Buyers who mistake speculation for stability often find themselves holding property that stagnates once excitement fades.
When “Fast” Means Unsustainable
Rapid price increases without visible improvements in access, utilities, or planning approvals should raise concern.
If land prices in an area are rising but:
- Roads remain poor
- Drainage is unresolved
- Zoning clarity is weak
- Approvals are uncertain
Then appreciation may be driven more by expectation than reality.
Expectation can drive prices temporarily. It cannot support value long-term without substance.
The Problem With Comparing to Past Success Stories
Buyers often hear stories like:
“If you bought here five years ago, you would have made three times your money.”
These stories rarely include:
- How long the holder waited
- What infrastructure was completed during that time
- How many others bought in similar areas that did not perform
- The patience required during slow years
For every location that appreciated significantly, others remained flat for extended periods.
Selective storytelling creates distorted expectations.
Why Some Areas Stall After Early Buzz
Certain locations in Nigeria experience an initial wave of interest because they are affordable and widely promoted.
Early buyers enter expecting quick appreciation. A few transactions at higher prices reinforce the perception of growth.
Then momentum slows.
Without infrastructure completion, consistent demand, and regulatory clarity, the area plateaus. Buyers who entered late discover that appreciation is not automatic.
Real Estate does not move in a straight line. Markets move in phases.
Documentation and Appreciation
Fast appreciation narratives often overshadow documentation.
Buyers sometimes accept weaker documentation because they believe rising prices will compensate for risk.
This approach is dangerous.
Properties with weak documentation:
- Are harder to resell to informed buyers
- Attract lower offers during resale
- Face approval challenges
- Carry legal exposure
Appreciation cannot fix documentation weaknesses. It amplifies them when scrutiny increases.
The Role of Infrastructure Timing
Infrastructure is one of the most reliable drivers of long-term appreciation in Nigerian Real Estate.
However, infrastructure announcements and infrastructure completion are not the same.
Buyers should ask:
- Has funding been secured?
- Has construction started?
- What stage is the project in?
- What is the realistic completion timeline?
Buying purely on announcement carries more uncertainty than buying where progress is visible.
Evaluating Appreciation Claims More Realistically
Before believing appreciation projections, buyers should assess:
- What is driving demand in this location?
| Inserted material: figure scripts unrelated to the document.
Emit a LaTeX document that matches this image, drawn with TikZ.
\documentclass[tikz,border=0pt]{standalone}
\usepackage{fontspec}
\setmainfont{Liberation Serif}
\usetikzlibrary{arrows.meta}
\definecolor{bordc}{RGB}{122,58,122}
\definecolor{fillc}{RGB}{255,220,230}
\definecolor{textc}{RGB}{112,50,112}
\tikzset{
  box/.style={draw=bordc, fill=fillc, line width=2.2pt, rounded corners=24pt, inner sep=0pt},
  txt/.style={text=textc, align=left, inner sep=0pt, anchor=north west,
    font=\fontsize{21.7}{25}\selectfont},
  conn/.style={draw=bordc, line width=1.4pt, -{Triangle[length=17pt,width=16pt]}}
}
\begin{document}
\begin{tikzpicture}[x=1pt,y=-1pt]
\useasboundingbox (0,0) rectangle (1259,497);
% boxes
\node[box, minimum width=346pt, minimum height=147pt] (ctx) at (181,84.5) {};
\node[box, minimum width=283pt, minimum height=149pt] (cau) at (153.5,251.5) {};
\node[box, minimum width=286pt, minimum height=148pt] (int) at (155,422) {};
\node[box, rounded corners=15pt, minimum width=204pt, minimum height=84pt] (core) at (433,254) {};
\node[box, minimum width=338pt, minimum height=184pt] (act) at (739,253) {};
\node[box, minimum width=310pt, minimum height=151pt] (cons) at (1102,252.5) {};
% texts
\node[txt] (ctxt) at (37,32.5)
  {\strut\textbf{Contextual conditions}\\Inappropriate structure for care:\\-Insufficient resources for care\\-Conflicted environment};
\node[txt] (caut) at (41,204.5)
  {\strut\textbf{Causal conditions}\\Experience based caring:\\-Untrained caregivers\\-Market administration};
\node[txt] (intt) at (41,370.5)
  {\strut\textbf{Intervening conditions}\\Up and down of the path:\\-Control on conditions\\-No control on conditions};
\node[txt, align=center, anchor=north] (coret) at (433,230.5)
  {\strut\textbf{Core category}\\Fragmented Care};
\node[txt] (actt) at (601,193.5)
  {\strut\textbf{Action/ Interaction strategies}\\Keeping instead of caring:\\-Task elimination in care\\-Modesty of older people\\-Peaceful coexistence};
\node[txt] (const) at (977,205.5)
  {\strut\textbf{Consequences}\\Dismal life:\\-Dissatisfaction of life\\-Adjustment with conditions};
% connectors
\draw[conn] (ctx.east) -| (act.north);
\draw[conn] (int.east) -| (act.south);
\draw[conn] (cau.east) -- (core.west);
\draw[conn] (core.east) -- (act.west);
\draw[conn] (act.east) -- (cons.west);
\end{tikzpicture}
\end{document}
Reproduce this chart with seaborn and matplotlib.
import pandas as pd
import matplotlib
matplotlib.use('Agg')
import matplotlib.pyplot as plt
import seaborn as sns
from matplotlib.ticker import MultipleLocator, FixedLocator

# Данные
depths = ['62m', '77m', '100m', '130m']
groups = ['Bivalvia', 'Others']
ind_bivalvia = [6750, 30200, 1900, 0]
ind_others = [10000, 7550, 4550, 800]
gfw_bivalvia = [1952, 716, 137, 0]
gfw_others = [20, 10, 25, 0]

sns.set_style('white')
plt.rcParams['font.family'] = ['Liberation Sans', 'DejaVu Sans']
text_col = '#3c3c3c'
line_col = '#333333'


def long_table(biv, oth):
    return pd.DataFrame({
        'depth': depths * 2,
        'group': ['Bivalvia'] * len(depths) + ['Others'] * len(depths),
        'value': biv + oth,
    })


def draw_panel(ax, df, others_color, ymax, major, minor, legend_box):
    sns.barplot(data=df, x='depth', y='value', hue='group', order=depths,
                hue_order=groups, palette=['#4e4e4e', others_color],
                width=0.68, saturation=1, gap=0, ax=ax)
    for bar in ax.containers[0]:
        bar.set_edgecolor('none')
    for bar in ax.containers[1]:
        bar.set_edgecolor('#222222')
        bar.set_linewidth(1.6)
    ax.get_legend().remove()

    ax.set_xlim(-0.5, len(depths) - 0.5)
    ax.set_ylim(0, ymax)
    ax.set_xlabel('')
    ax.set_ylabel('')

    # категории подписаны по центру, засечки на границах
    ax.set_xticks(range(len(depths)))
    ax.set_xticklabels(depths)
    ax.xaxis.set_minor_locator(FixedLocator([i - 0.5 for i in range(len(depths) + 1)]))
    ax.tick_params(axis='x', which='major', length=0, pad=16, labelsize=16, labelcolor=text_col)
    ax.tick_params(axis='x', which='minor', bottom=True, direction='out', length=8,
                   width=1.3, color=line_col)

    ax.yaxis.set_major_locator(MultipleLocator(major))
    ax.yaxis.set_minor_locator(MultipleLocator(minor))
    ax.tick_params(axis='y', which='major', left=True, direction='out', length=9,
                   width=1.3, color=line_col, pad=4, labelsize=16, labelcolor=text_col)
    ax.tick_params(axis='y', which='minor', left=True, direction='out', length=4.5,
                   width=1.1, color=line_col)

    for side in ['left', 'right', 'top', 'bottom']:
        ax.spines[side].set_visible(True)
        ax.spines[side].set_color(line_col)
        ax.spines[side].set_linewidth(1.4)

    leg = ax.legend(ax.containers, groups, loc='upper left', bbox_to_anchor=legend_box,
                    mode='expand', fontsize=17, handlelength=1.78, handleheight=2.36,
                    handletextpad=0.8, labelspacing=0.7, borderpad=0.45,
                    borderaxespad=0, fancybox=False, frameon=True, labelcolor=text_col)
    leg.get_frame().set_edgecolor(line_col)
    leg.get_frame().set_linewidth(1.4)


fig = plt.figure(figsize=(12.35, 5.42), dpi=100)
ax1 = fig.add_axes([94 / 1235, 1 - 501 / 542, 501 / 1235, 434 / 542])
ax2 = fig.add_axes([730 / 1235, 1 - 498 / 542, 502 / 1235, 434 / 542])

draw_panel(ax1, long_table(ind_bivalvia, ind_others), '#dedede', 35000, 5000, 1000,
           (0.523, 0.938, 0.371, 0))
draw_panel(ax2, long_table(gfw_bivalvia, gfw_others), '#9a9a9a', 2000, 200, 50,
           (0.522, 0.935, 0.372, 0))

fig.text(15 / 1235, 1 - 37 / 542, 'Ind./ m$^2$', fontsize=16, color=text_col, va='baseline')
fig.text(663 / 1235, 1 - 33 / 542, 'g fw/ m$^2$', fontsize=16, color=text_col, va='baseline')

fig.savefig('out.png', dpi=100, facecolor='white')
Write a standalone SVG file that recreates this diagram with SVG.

- Who is actually buying and why?
- What improvements are confirmed, not promised?
- How long am I prepared to hold this property?
- Does documentation fully support resale?
Appreciation becomes more predictable when these questions have solid answers.
The Time Horizon Factor
Some areas do appreciate significantly, but over longer periods than buyers expect.
A location may require:
- Five to ten years for full maturity
- Multiple infrastructure phases
- Gradual population shift
Buyers who expect quick doubling often exit prematurely or become frustrated.
Matching your holding period with the realistic growth timeline is essential.
Why Patience Often Outperforms Urgency
The buyers who benefit most from appreciation are usually those who:
- Conduct thorough documentation checks
- Enter based on fundamentals, not excitement
- Accept slower early growth
- Hold through development cycles
Urgency increases entry mistakes. Patience reduces them.
Final Perspective
Fast appreciation in Nigerian Real Estate is not impossible. It is simply rare without structural backing.
When growth is presented as automatic, guaranteed, or immediate, it is wise to slow down.
Real Estate value is built on planning, accessibility, demand, and documentation clarity. Buyers who evaluate these factors carefully protect themselves from hype-driven decisions and build more stable outcomes.